● **Provided data**
— BEGIN —

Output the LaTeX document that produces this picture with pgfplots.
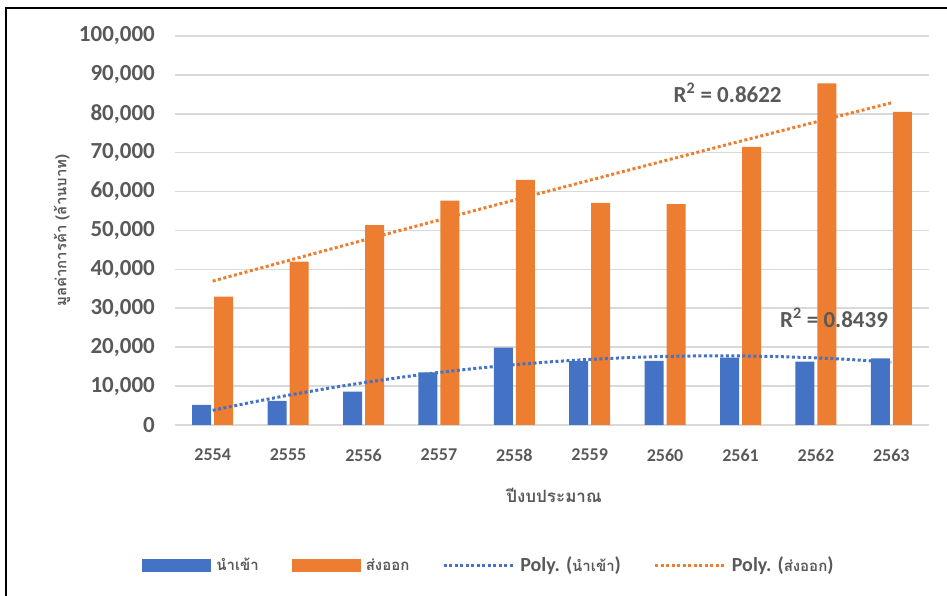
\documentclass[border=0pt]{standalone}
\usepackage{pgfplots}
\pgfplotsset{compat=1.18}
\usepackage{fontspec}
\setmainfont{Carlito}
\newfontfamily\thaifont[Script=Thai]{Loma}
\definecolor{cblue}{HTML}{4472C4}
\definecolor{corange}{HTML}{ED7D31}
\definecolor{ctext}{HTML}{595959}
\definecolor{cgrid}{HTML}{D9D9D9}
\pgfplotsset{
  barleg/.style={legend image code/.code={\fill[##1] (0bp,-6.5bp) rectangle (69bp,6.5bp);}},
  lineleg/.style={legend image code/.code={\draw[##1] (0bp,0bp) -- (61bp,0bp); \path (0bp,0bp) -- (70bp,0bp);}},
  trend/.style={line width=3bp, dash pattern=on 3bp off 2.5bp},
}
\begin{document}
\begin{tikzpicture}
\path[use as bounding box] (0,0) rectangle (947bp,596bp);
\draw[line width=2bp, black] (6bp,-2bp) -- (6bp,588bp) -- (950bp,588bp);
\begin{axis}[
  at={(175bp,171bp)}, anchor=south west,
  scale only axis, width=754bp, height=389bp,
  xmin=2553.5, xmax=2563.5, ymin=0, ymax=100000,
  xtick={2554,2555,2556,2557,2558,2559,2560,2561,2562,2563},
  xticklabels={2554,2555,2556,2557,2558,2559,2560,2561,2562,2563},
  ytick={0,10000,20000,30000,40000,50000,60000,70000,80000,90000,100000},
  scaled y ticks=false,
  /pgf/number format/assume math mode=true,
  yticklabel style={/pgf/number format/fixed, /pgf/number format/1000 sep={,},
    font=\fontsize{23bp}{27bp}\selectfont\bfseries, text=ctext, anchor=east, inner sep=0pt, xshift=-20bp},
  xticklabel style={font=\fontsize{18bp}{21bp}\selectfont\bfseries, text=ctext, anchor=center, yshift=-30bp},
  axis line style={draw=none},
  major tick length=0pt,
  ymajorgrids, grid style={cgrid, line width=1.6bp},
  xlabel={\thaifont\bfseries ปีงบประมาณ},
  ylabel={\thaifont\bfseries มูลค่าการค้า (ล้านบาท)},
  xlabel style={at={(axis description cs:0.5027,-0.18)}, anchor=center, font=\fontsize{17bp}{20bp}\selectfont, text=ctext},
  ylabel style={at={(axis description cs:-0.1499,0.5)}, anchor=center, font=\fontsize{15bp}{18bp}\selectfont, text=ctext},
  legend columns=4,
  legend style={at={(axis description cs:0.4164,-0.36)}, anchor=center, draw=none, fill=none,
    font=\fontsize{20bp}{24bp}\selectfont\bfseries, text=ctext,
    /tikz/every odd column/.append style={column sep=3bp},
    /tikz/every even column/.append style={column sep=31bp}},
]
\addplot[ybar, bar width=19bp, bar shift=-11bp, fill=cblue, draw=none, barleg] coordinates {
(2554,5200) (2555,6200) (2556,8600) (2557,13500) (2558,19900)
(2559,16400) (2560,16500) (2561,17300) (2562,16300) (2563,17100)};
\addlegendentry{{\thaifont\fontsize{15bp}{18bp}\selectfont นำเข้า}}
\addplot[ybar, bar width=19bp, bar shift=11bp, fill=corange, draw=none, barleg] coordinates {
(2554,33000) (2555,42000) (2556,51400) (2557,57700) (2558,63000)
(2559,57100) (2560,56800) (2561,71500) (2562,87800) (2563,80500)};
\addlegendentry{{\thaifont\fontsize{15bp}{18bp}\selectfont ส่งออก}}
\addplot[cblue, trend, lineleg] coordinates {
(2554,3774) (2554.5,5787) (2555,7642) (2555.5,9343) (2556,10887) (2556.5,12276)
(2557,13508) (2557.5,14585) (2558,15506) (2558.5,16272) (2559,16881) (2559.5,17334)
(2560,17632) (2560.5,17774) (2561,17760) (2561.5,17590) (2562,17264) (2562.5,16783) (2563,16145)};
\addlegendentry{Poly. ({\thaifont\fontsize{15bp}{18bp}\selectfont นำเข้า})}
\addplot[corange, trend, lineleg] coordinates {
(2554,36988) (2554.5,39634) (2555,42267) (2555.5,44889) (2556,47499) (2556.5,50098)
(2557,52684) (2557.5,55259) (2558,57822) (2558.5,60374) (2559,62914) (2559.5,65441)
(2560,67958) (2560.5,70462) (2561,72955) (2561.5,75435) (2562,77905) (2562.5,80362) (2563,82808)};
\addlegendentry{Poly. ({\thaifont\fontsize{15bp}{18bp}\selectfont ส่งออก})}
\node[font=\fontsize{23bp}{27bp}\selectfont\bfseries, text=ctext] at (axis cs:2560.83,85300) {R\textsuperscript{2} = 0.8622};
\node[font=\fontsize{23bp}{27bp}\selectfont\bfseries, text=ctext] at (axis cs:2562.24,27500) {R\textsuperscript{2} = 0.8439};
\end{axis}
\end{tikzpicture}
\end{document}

— END —

Quote the material word for word, dropping any images it holds.

● **Task output**
Output the LaTeX document that produces this picture with pgfplots.
\documentclass[border=0pt]{standalone}
\usepackage{pgfplots}
\pgfplotsset{compat=1.18}
\usepackage{fontspec}
\setmainfont{Carlito}
\newfontfamily\thaifont[Script=Thai]{Loma}
\definecolor{cblue}{HTML}{4472C4}
\definecolor{corange}{HTML}{ED7D31}
\definecolor{ctext}{HTML}{595959}
\definecolor{cgrid}{HTML}{D9D9D9}
\pgfplotsset{
  barleg/.style={legend image code/.code={\fill[##1] (0bp,-6.5bp) rectangle (69bp,6.5bp);}},
  lineleg/.style={legend image code/.code={\draw[##1] (0bp,0bp) -- (61bp,0bp); \path (0bp,0bp) -- (70bp,0bp);}},
  trend/.style={line width=3bp, dash pattern=on 3bp off 2.5bp},
}
\begin{document}
\begin{tikzpicture}
\path[use as bounding box] (0,0) rectangle (947bp,596bp);
\draw[line width=2bp, black] (6bp,-2bp) -- (6bp,588bp) -- (950bp,588bp);
\begin{axis}[
  at={(175bp,171bp)}, anchor=south west,
  scale only axis, width=754bp, height=389bp,
  xmin=2553.5, xmax=2563.5, ymin=0, ymax=100000,
  xtick={2554,2555,2556,2557,2558,2559,2560,2561,2562,2563},
  xticklabels={2554,2555,2556,2557,2558,2559,2560,2561,2562,2563},
  ytick={0,10000,20000,30000,40000,50000,60000,70000,80000,90000,100000},
  scaled y ticks=false,
  /pgf/number format/assume math mode=true,
  yticklabel style={/pgf/number format/fixed, /pgf/number format/1000 sep={,},
    font=\fontsize{23bp}{27bp}\selectfont\bfseries, text=ctext, anchor=east, inner sep=0pt, xshift=-20bp},
  xticklabel style={font=\fontsize{18bp}{21bp}\selectfont\bfseries, text=ctext, anchor=center, yshift=-30bp},
  axis line style={draw=none},
  major tick length=0pt,
  ymajorgrids, grid style={cgrid, line width=1.6bp},
  xlabel={\thaifont\bfseries ปีงบประมาณ},
  ylabel={\thaifont\bfseries มูลค่าการค้า (ล้านบาท)},
  xlabel style={at={(axis description cs:0.5027,-0.18)}, anchor=center, font=\fontsize{17bp}{20bp}\selectfont, text=ctext},
  ylabel style={at={(axis description cs:-0.1499,0.5)}, anchor=center, font=\fontsize{15bp}{18bp}\selectfont, text=ctext},
  legend columns=4,
  legend style={at={(axis description cs:0.4164,-0.36)}, anchor=center, draw=none, fill=none,
    font=\fontsize{20bp}{24bp}\selectfont\bfseries, text=ctext,
    /tikz/every odd column/.append style={column sep=3bp},
    /tikz/every even column/.append style={column sep=31bp}},
]
\addplot[ybar, bar width=19bp, bar shift=-11bp, fill=cblue, draw=none, barleg] coordinates {
(2554,5200) (2555,6200) (2556,8600) (2557,13500) (2558,19900)
(2559,16400) (2560,16500) (2561,17300) (2562,16300) (2563,17100)};
\addlegendentry{{\thaifont\fontsize{15bp}{18bp}\selectfont นำเข้า}}
\addplot[ybar, bar width=19bp, bar shift=11bp, fill=corange, draw=none, barleg] coordinates {
(2554,33000) (2555,42000) (2556,51400) (2557,57700) (2558,63000)
(2559,57100) (2560,56800) (2561,71500) (2562,87800) (2563,80500)};
\addlegendentry{{\thaifont\fontsize{15bp}{18bp}\selectfont ส่งออก}}
\addplot[cblue, trend, lineleg] coordinates {
(2554,3774) (2554.5,5787) (2555,7642) (2555.5,9343) (2556,10887) (2556.5,12276)
(2557,13508) (2557.5,14585) (2558,15506) (2558.5,16272) (2559,16881) (2559.5,17334)
(2560,17632) (2560.5,17774) (2561,17760) (2561.5,17590) (2562,17264) (2562.5,16783) (2563,16145)};
\addlegendentry{Poly. ({\thaifont\fontsize{15bp}{18bp}\selectfont นำเข้า})}
\addplot[corange, trend, lineleg] coordinates {
(2554,36988) (2554.5,39634) (2555,42267) (2555.5,44889) (2556,47499) (2556.5,50098)
(2557,52684) (2557.5,55259) (2558,57822) (2558.5,60374) (2559,62914) (2559.5,65441)
(2560,67958) (2560.5,70462) (2561,72955) (2561.5,75435) (2562,77905) (2562.5,80362) (2563,82808)};
\addlegendentry{Poly. ({\thaifont\fontsize{15bp}{18bp}\selectfont ส่งออก})}
\node[font=\fontsize{23bp}{27bp}\selectfont\bfseries, text=ctext] at (axis cs:2560.83,85300) {R\textsuperscript{2} = 0.8622};
\node[font=\fontsize{23bp}{27bp}\selectfont\bfseries, text=ctext] at (axis cs:2562.24,27500) {R\textsuperscript{2} = 0.8439};
\end{axis}
\end{tikzpicture}
\end{document}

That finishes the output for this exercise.